» Given information
● ● ● ●

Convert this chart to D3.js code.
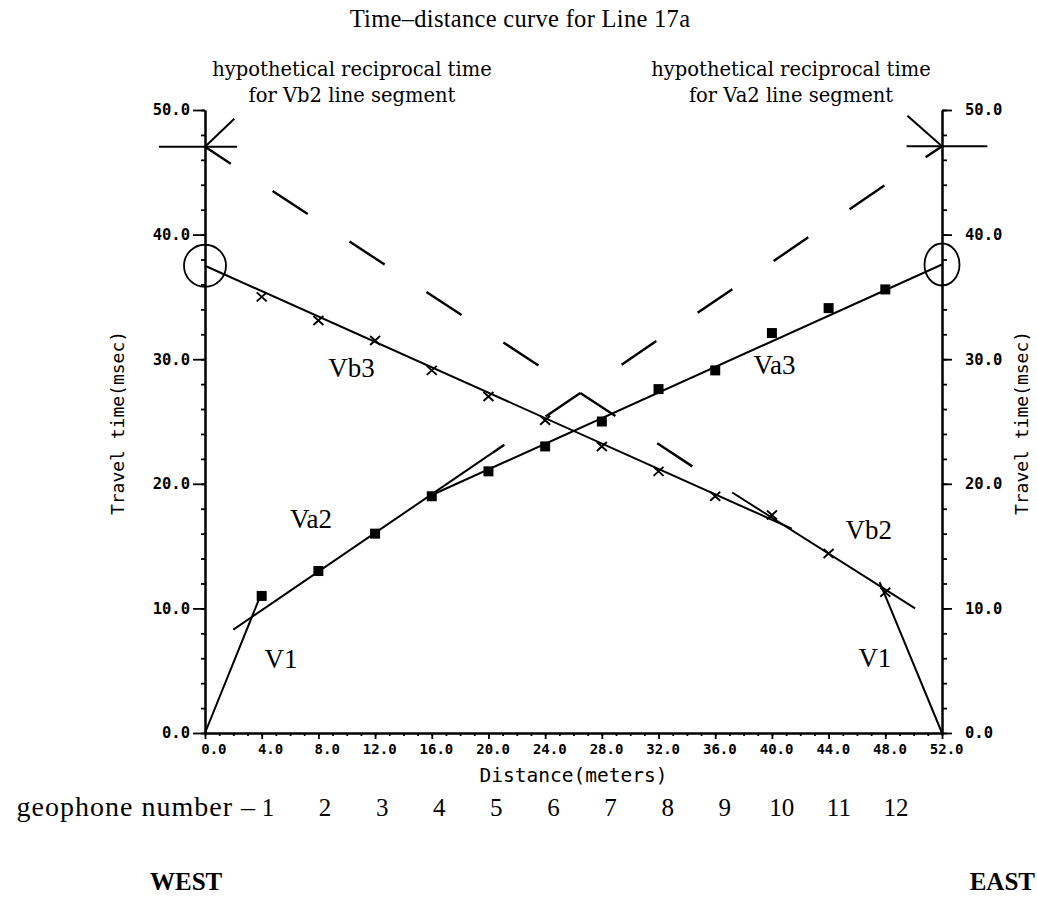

● ● ● ●

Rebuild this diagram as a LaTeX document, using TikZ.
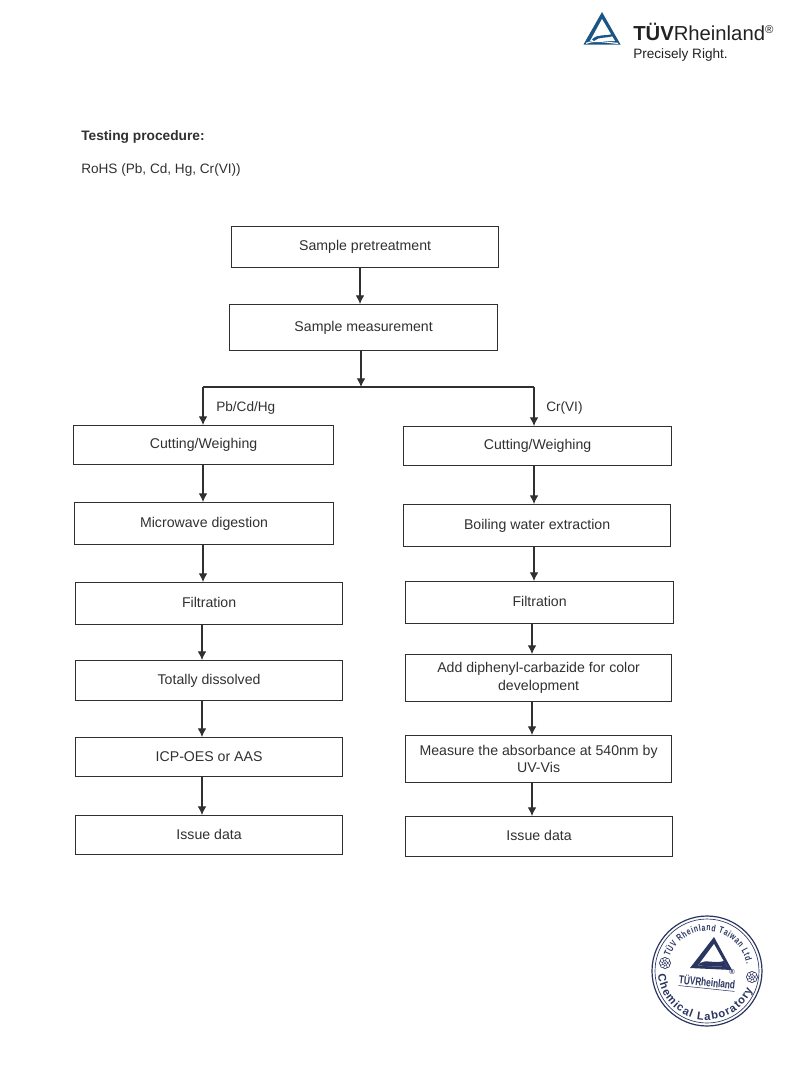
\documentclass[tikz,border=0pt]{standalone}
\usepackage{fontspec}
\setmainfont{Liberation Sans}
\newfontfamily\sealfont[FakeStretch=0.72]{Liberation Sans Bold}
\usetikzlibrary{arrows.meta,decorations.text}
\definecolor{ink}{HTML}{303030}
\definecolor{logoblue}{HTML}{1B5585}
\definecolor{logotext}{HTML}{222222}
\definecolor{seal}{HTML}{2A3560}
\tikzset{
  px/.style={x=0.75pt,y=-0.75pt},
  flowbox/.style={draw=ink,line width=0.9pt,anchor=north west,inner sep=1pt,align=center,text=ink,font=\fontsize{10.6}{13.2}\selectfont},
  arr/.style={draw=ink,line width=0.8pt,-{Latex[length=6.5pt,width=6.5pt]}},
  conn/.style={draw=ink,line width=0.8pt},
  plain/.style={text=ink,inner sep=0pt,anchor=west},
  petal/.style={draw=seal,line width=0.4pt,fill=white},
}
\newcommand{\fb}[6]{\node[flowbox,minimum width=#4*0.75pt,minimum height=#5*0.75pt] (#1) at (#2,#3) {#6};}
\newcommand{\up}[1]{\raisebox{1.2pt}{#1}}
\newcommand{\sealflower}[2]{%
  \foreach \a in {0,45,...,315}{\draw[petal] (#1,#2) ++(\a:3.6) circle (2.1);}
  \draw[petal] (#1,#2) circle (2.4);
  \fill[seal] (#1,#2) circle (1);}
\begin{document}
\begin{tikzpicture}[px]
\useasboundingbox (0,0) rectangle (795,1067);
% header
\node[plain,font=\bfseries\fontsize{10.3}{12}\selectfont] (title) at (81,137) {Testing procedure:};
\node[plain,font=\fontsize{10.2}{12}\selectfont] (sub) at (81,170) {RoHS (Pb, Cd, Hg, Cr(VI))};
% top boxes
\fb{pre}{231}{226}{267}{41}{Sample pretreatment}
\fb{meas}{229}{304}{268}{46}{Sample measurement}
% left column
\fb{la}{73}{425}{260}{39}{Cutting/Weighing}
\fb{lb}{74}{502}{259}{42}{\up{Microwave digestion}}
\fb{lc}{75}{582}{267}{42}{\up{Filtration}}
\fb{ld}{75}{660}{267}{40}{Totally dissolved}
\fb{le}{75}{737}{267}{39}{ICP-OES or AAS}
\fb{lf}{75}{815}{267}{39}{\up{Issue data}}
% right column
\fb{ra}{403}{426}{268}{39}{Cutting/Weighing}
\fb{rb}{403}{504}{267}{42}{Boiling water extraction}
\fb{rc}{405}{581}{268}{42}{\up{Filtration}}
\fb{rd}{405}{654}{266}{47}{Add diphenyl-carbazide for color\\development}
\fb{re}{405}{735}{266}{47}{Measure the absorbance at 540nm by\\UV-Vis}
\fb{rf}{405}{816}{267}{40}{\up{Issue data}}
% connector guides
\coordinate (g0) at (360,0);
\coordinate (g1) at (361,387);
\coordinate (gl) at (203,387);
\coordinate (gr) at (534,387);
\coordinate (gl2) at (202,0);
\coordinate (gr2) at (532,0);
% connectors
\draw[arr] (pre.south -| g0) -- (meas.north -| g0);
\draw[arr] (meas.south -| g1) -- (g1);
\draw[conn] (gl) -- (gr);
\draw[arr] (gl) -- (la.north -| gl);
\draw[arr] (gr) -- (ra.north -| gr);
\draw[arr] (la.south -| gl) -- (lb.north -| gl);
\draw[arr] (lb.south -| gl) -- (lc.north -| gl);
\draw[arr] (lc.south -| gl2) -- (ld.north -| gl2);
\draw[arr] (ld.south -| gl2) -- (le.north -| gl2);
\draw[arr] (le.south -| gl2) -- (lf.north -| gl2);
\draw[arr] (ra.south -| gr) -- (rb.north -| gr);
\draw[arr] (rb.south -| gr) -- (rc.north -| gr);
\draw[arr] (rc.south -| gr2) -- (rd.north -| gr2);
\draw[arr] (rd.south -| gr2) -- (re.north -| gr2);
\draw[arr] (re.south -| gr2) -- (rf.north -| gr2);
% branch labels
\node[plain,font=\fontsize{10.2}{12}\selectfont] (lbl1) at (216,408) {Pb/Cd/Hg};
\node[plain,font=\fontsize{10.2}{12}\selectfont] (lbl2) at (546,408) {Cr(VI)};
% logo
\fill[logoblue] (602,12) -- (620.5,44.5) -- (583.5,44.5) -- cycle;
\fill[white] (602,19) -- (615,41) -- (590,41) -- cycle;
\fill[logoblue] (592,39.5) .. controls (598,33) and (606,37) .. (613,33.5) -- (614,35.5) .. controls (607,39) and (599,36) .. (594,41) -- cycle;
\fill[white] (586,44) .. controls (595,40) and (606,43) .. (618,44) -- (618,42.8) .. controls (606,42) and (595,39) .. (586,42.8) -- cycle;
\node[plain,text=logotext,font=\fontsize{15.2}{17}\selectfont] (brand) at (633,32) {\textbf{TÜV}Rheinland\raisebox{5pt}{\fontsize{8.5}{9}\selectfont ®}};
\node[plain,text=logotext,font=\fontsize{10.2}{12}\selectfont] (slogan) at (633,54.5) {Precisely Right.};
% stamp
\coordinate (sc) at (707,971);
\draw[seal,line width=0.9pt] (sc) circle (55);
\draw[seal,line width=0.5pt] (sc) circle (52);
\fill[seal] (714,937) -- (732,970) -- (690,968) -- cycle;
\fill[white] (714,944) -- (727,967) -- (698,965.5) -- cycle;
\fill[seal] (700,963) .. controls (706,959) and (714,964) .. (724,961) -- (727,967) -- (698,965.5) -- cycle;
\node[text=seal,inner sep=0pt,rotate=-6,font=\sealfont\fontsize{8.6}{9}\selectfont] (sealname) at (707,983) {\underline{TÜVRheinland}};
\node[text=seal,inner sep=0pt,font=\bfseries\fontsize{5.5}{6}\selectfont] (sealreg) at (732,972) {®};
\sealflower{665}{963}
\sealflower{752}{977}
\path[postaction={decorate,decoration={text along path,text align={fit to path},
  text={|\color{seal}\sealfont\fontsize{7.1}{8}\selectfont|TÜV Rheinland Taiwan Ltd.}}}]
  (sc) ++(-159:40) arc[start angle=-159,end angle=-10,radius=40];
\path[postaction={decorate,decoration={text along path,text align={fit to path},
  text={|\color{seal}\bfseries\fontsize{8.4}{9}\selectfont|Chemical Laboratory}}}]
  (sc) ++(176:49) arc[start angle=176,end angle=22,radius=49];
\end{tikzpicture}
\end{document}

● ● ● ●

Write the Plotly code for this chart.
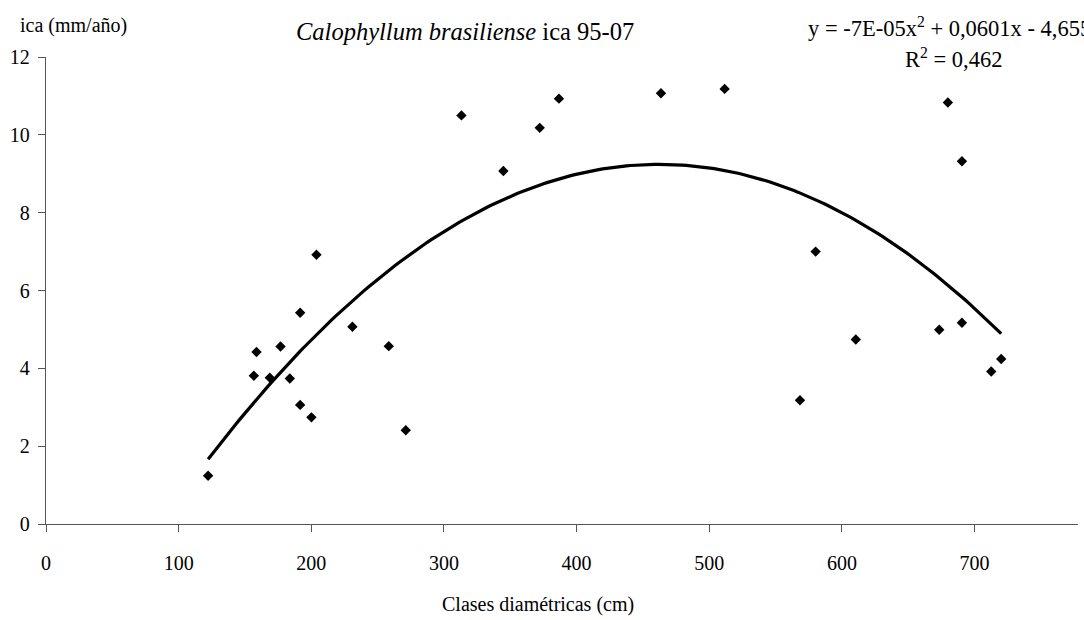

● ● ● ●

» Exercise instructions
What is the number of lines in the records that contain the word "chart"? Answer with the number and nothing else.

» Exercise answer
2